No es la primera vez que se intenta obtener una legislación que así lo disponga. Es el ordenamiento que casi como una solución desesperada se plantean los políticos ante la imposibilidad de movilizar a un grupo enorme de votantes que se niega a participar en el proceso electoral.
Comparto la preocupación por el tema, pero no coincido con la solución. La participación electoral es asunto central del análisis de la política. ¿Qué significa una alta participación en las votaciones? ¿Qué quiere decir una baja votación? Lo que algunos autores denominan una elección crítica es aquella en la cual la situación es tan compleja o difícil que los ciudadanos con derecho a votar salen masivamente a expresar su decisión. Es decir, en algunos casos una alta votación es indicador de crisis, o sea, de una situación crítica. Y no siempre es así.
La elección presidencial colombiana de 2022 contó con una alta participación -en la perspectiva de los altos índices de abstención que nos caracterizan, más del 50% del potencial electoral-. En una comparación internacional habría sido una elección con muy alta abstención. En Francia, en Italia, ahora, los índices son de alta abstención. Entre nosotros, serían cifras gloriosas de máxima participación.
Y debo decir que un cincuenta por ciento de abstención o algo semejante no quiere decir que haya satisfacción con el funcionamiento de la democracia.
Y no es fácil calcular la abstención. No todos los países tienen un censo electoral como el colombiano. Entonces, la base que sirve para hacer los cálculos no es comparable. Pero sí se puede afirmar que existe preocupación mundial por los bajos niveles de participación electoral que, en mucho, reflejan la crisis de la democracia liberal en el mundo.
Es algo que da mucho material para pensar.
En el Siglo XIX la lucha era por obtener el derecho de votar. Lo que se llamaba la ampliación de la franquicia electoral. Existían muchas limitaciones para gozar de ese derecho: tamaño de la propiedad, niveles de educación, asuntos raciales, sexo, edad, períodos de residencia en el país o en el municipio, y no faltaban procedimientos bastante engorrosos para registrarse como votantes. Y hasta la existencia de un impuesto para poder votar (poll tax, 2 dólares).

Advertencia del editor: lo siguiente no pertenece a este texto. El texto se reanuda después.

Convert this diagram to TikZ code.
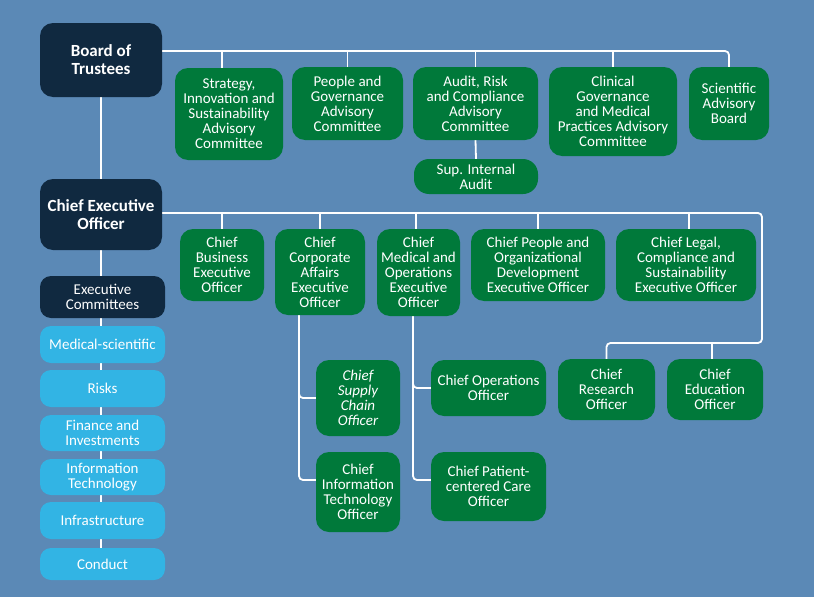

Preferibles las luchas por la expansión del sufragio y por la eliminación de los obstáculos, limitaciones, exclusiones. El voto era una expresión de la libertad política de todos los ciudadanos, a partir de cierta edad. Y, claro está, resulta chocante verificar que ¡ya no sería una expresión de la libertad sino una obligación. ¡Muy discutible!
Un patrón de abstención tan significativo como el que ha caracterizado a Colombia merece estudios serios como los que se intentaron en los albores de la Ciencia Política entre nosotros (las décadas de los sesentas y setentas), pero se abandonaron. Se puede argumentar que muchos abstencionistas están satisfechos con la situación o que muchos están desilusionados y no creen en el sistema político. La reciente campaña no hizo esfuerzo por movilizarlos. Los interrogantes siguen vigentes. Obligarlos a expresarse no parece lo más aconsejable. Y ¿qué les pasaría a los que no obedecieran? ¿Sanciones? ¿Económicas? ¿Penales? ¡¡¡Por favor!!! Un sistema político no funciona apropiadamente así. Estudiemos el abstencionismo, contemplemos fórmulas para movilizarlo, para incorporarlo, pero no en forma compulsiva. Con cabeza iluminada y no con fuete. La democracia es debate, controversia, persuasión.